Fragmentary inscriptions found on pottery sherds recovered from Phu Khao Thong in Thailand have been likened to the Indus Script from India, a Bronze Age writing system used up until 1,900 BCE. However, Alison points out the evidence is quite tenuous since the Indus writing and the site from which the pottery sherd is found in is almost 2,000 years apart, and the difficulty of assigning the symbols to a specific system based on only two examples.
Indus-like inscription on South Indian pottery from Thailand
The Hindu, 08 April 2010
A fragmentary pottery inscription was found during excavations conducted by the Thai Fine Arts at Phu Khao Thong in Thailand about three years ago. (Dr. Berenice Bellina of the Centre National de la Recherche Scientifique, France, sent me a photograph of the object: Figure 1)

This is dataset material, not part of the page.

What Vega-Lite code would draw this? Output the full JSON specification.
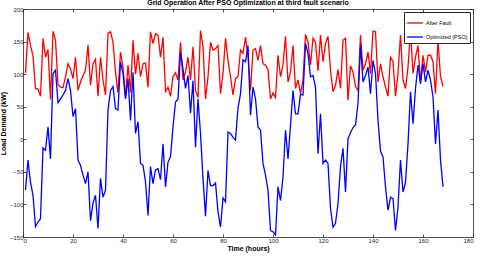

The discovery of a Tamil-Brahmi pottery inscription of about the second century CE at the same site was reported earlier ( The Hindu, July 16, 2006). One can presume that the present inscription is also from the Tamil country and belongs approximately to the same period. The two characters incised on the pottery now reported are not in the Brahmi script. They appear to be graffiti symbols of the type seen on the South Indian megalithic pottery of the Iron Age-Early Historical Period (second century BCE to third century CE).
What makes the discovery exciting is that the two symbols on the pottery resemble the Indus script, and even the sequence of the pair can be found in the Indus texts, especially those from Harappa.